▶ [PROBLEM DETAILS]
Answer with one number only: the number of lines that include the word "this".

▶ [DATA SUPPLIED]
#####

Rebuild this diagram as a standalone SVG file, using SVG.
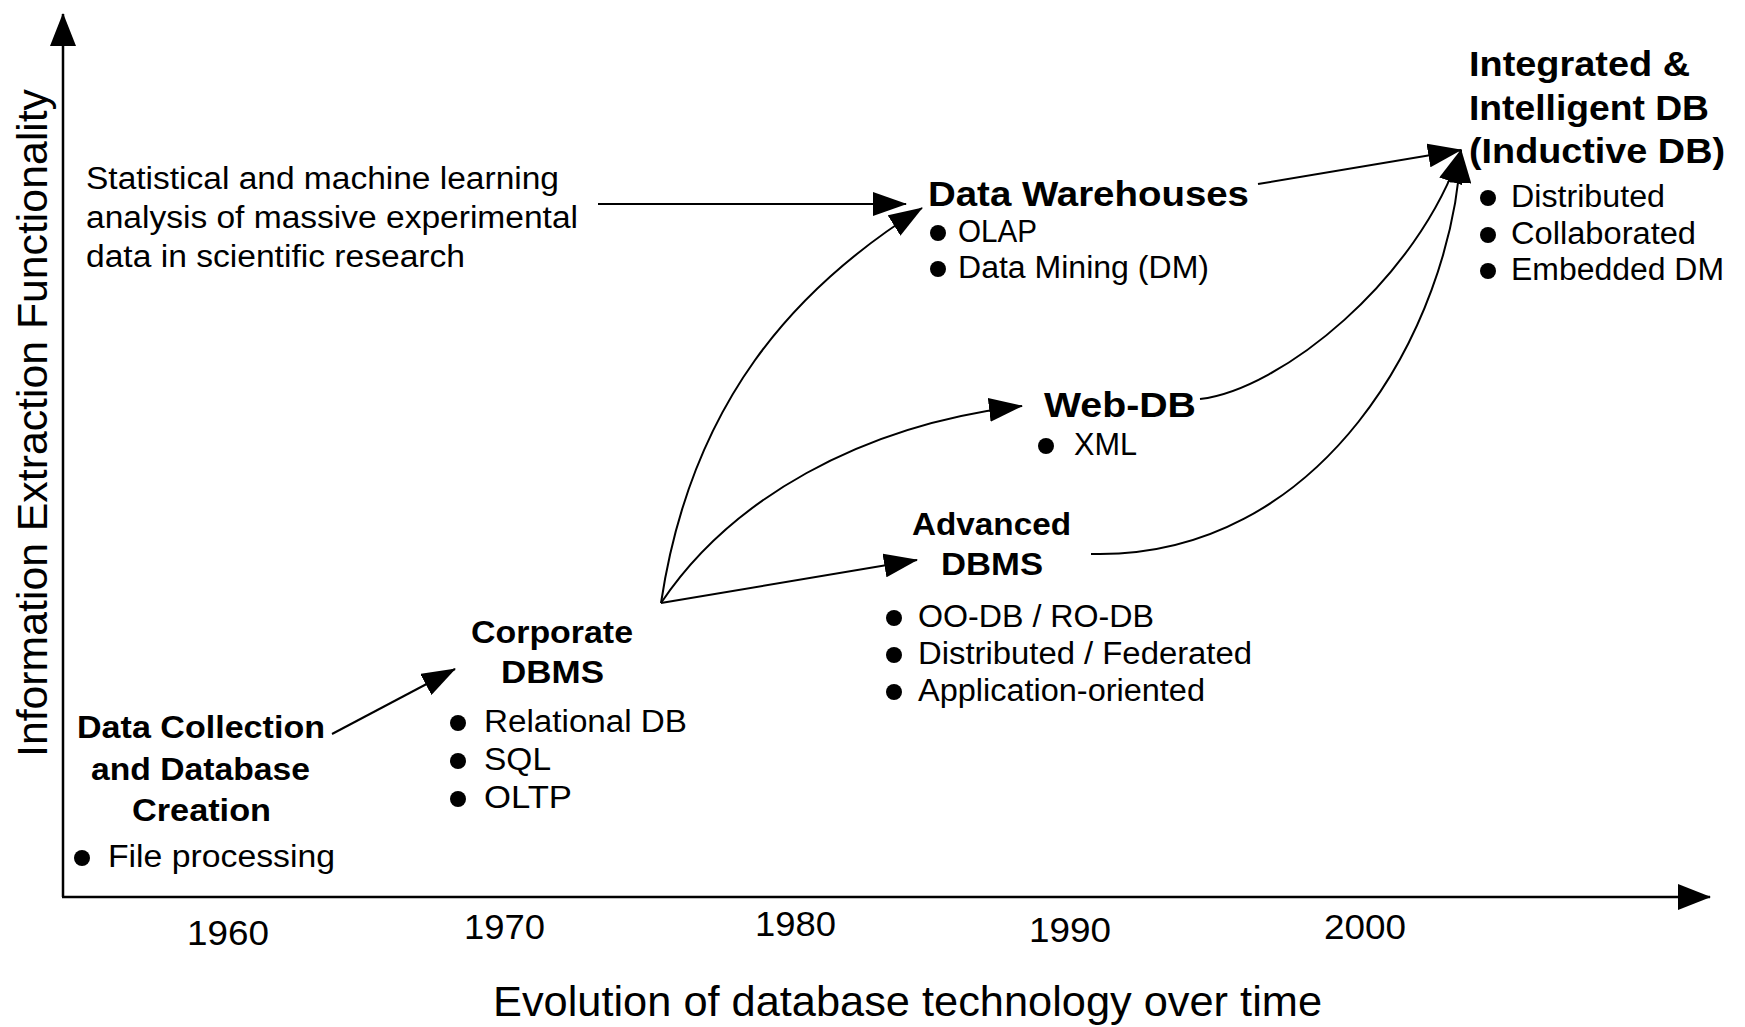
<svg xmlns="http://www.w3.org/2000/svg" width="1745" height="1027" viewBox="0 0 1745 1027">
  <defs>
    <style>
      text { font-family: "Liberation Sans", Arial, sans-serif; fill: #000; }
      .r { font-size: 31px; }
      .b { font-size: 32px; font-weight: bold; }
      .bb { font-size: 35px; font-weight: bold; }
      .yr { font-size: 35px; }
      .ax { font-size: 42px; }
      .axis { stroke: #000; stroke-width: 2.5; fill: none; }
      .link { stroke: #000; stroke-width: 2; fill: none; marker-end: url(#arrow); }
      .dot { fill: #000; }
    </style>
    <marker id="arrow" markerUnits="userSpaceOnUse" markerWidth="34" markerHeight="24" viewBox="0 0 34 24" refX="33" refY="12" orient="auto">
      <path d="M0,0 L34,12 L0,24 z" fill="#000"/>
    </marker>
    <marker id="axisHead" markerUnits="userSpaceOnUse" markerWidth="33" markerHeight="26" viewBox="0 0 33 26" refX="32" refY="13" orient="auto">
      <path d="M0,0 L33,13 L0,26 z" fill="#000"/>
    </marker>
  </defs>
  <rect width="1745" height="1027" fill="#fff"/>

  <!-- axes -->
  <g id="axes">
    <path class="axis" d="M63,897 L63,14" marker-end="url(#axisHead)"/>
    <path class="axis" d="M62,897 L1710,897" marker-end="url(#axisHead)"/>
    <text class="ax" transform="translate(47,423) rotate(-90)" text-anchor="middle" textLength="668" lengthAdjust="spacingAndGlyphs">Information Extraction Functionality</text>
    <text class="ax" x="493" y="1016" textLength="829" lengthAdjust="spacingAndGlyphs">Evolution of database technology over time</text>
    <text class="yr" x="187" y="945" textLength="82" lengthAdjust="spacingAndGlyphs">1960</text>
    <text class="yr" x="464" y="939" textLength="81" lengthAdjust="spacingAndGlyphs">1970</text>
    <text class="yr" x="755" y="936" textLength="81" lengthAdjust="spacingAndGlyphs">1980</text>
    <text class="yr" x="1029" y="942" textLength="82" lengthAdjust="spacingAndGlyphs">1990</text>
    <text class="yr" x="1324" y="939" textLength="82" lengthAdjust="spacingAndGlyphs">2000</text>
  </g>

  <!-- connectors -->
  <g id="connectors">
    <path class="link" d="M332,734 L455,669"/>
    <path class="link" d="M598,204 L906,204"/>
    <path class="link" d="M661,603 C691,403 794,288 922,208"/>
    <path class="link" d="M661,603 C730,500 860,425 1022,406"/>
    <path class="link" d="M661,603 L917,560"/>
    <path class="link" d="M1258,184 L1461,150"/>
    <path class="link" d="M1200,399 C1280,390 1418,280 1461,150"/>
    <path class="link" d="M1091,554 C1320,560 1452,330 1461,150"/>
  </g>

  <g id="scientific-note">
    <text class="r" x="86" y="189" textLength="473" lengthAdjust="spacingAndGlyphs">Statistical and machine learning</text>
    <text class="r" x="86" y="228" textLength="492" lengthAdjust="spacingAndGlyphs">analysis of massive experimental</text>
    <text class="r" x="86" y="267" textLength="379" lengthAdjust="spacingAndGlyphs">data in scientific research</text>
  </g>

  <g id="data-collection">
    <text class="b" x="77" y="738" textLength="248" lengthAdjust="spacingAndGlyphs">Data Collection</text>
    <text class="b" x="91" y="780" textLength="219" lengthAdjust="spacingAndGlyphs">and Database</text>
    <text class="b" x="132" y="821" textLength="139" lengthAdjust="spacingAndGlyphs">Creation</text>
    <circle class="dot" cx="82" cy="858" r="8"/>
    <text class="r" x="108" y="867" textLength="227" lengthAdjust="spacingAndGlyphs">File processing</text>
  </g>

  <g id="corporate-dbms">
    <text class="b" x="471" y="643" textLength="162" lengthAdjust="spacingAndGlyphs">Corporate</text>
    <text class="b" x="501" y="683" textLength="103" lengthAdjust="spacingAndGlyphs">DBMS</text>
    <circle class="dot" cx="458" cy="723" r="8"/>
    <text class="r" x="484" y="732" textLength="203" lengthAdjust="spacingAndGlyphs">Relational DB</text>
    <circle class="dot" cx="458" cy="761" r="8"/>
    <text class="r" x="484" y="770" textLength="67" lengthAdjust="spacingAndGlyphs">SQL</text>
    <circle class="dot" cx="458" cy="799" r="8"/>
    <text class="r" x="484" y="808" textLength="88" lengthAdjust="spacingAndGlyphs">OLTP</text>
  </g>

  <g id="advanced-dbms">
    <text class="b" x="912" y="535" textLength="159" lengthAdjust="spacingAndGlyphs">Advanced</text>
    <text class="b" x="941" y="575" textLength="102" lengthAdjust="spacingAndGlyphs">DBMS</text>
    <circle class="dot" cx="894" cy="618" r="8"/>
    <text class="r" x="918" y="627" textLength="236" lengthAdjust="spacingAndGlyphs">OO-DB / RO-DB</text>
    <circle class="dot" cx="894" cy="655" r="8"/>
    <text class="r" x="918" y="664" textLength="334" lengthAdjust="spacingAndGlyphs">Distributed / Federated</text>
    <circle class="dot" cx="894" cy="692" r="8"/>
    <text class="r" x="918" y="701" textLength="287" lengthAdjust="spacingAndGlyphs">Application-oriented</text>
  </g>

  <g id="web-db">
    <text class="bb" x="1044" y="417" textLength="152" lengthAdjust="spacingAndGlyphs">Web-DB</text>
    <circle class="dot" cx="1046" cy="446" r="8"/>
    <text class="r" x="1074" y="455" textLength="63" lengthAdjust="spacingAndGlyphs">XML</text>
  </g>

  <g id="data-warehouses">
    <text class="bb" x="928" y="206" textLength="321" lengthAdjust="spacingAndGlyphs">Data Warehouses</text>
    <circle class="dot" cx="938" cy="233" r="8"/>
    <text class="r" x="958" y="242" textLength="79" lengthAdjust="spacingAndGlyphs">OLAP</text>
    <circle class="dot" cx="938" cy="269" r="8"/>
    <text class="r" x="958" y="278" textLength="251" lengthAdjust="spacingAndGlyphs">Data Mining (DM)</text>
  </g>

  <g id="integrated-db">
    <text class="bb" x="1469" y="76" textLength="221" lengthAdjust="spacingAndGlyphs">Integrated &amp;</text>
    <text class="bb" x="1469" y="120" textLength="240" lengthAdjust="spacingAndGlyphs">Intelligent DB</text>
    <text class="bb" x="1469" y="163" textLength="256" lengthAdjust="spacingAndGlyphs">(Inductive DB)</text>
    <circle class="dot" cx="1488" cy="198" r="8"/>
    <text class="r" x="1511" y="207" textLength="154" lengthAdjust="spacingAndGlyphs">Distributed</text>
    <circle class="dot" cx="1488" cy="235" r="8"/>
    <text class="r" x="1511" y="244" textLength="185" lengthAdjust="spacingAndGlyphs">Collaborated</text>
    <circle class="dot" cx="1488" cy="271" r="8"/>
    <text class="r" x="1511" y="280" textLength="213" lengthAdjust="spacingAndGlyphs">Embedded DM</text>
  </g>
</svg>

#####

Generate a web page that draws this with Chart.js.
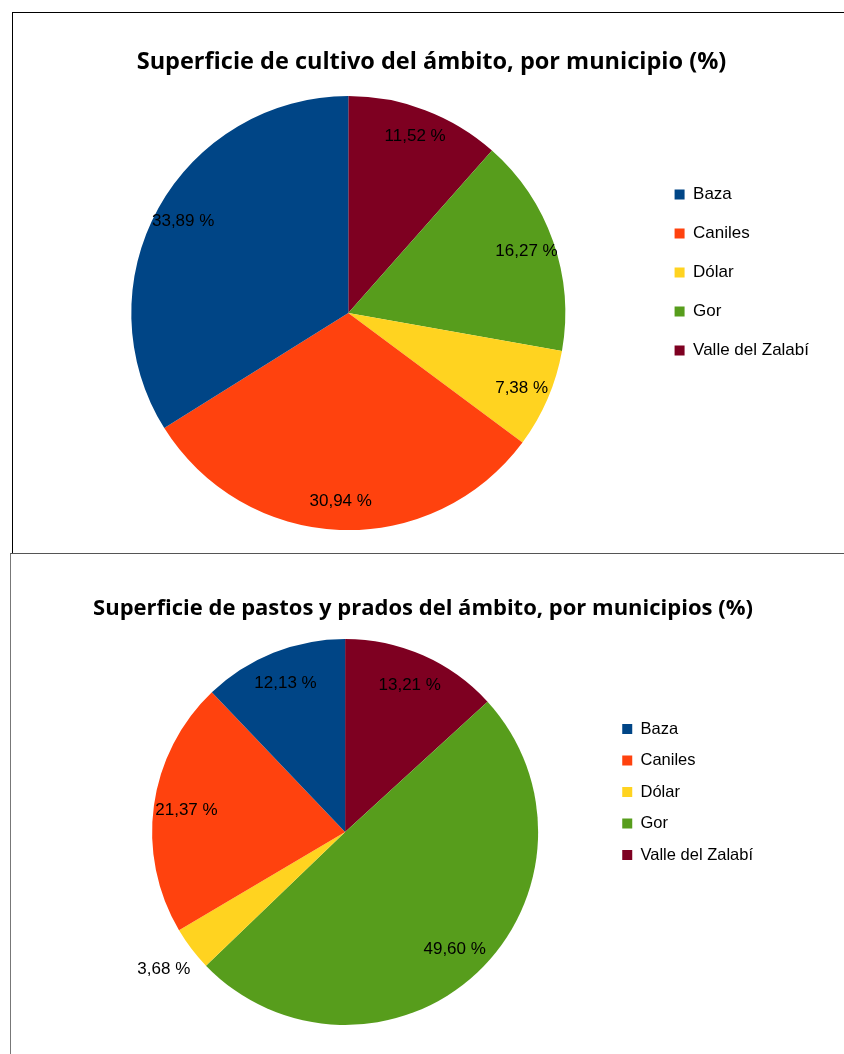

#####

▶ [EXERCISE RESULT]
2